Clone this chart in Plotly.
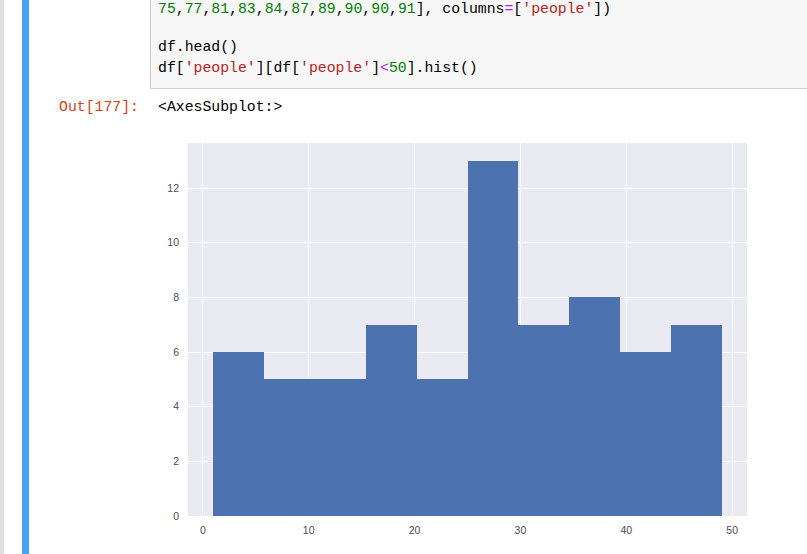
import plotly.graph_objects as go

# ---- data ----
bin_edges = [1.0, 5.8, 10.6, 15.4, 20.2, 25.0, 29.8, 34.6, 39.4, 44.2, 49.0]
counts = [6, 5, 5, 7, 5, 13, 7, 8, 6, 7]
x_ticks = [0, 10, 20, 30, 40, 50]
y_ticks = [0, 2, 4, 6, 8, 10, 12]

centers = [(a + b) / 2 for a, b in zip(bin_edges[:-1], bin_edges[1:])]
widths = [b - a for a, b in zip(bin_edges[:-1], bin_edges[1:])]

W, H = 807, 554
L, R, T, B = 188, 747, 143, 516  # plot-area pixel box


def px(x):
    return (x - L) / (R - L)


def py(y):
    return (B - y) / (B - T)


fig = go.Figure()
fig.add_trace(go.Bar(
    x=centers, y=counts, width=widths,
    marker=dict(color="#4c72b0", line=dict(width=0)),
    hoverinfo="skip",
))

span = bin_edges[-1] - bin_edges[0]
xr = [bin_edges[0] - 0.05 * span, bin_edges[-1] + 0.05 * span]
yr = [0, max(counts) * 1.05]

tickfont = dict(family="Liberation Sans, Arial, sans-serif", size=10.5, color="#4d4d4d")

fig.update_layout(
    width=W, height=H,
    margin=dict(l=L, r=W - R, t=T, b=H - B),
    paper_bgcolor="white",
    plot_bgcolor="#eaeaf2",
    showlegend=False,
    bargap=0,
    xaxis=dict(range=xr, tickvals=x_ticks, showgrid=True, gridcolor="white", gridwidth=1.3,
               zeroline=False, showline=False, ticks="", tickfont=tickfont,
               ticklabelstandoff=6, fixedrange=True),
    yaxis=dict(range=yr, tickvals=y_ticks, showgrid=True, gridcolor="white", gridwidth=1.3,
               zeroline=False, showline=False, ticks="", tickfont=tickfont,
               ticklabelstandoff=8, fixedrange=True),
)

shapes = []
# left grey strip
shapes.append(dict(type="rect", xref="paper", yref="paper",
                   x0=px(0), x1=px(4), y0=py(H), y1=py(0),
                   fillcolor="#e0e0e0", line=dict(width=0)))
# blue selection bar
shapes.append(dict(type="rect", xref="paper", yref="paper",
                   x0=px(22), x1=px(29), y0=py(H), y1=py(0),
                   fillcolor="#42a5f5", line=dict(width=0)))
# code cell box
shapes.append(dict(type="rect", xref="paper", yref="paper",
                   x0=px(150.5), x1=px(830), y0=py(88.5), y1=py(-20),
                   fillcolor="#f7f7f7", line=dict(color="#cfcfcf", width=1)))
fig.update_layout(shapes=shapes)

mono = "Liberation Mono, DejaVu Sans Mono, monospace"
G = "#008000"
K = "#000000"
S = "#ba2121"
P = "#aa22ff"


def sp(t, c):
    return f"<span style='color:{c}'>{t}</span>"


nums = ["75", "77", "81", "83", "84", "87", "89", "90", "90", "91"]
line1 = sp(",", K).join(sp(n, G) for n in nums) + sp("], columns", K) + sp("=", P) + \
    sp("[", K) + sp("'people'", S) + sp("])", K)
line2 = sp("df.head()", K)
line3 = sp("df[", K) + sp("'people'", S) + sp("][df[", K) + sp("'people'", S) + sp("]", K) + \
    sp("&lt;", P) + sp("50", G) + sp("].hist()", K)

ann = []
for text, y in [(line1, 9), (line2, 47), (line3, 68)]:
    ann.append(dict(text=text, xref="paper", yref="paper", x=px(156), y=py(y),
                    xanchor="left", yanchor="middle", showarrow=False,
                    font=dict(family=mono, size=14.8, color=K)))
ann.append(dict(text="Out[177]:", xref="paper", yref="paper", x=px(141), y=py(107),
                xanchor="right", yanchor="middle", showarrow=False,
                font=dict(family=mono, size=14.8, color="#d84315")))
ann.append(dict(text="&lt;AxesSubplot:&gt;", xref="paper", yref="paper", x=px(156), y=py(107),
                xanchor="left", yanchor="middle", showarrow=False,
                font=dict(family=mono, size=14.8, color=K)))
fig.update_layout(annotations=ann)

fig.write_html("out.html", config={"displayModeBar": False},
               post_script="document.body.style.margin='0';document.body.style.padding='0';")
-.-.-
- [WHAT THE TASK REQUIRES]: Without the pictures, return the listing above from its first line through the line that has "return (B - y) / (B - T)".

- [RESULT OF THIS TASK]:
Clone this chart in Plotly.
import plotly.graph_objects as go

# ---- data ----
bin_edges = [1.0, 5.8, 10.6, 15.4, 20.2, 25.0, 29.8, 34.6, 39.4, 44.2, 49.0]
counts = [6, 5, 5, 7, 5, 13, 7, 8, 6, 7]
x_ticks = [0, 10, 20, 30, 40, 50]
y_ticks = [0, 2, 4, 6, 8, 10, 12]

centers = [(a + b) / 2 for a, b in zip(bin_edges[:-1], bin_edges[1:])]
widths = [b - a for a, b in zip(bin_edges[:-1], bin_edges[1:])]

W, H = 807, 554
L, R, T, B = 188, 747, 143, 516  # plot-area pixel box


def px(x):
    return (x - L) / (R - L)


def py(y):
    return (B - y) / (B - T)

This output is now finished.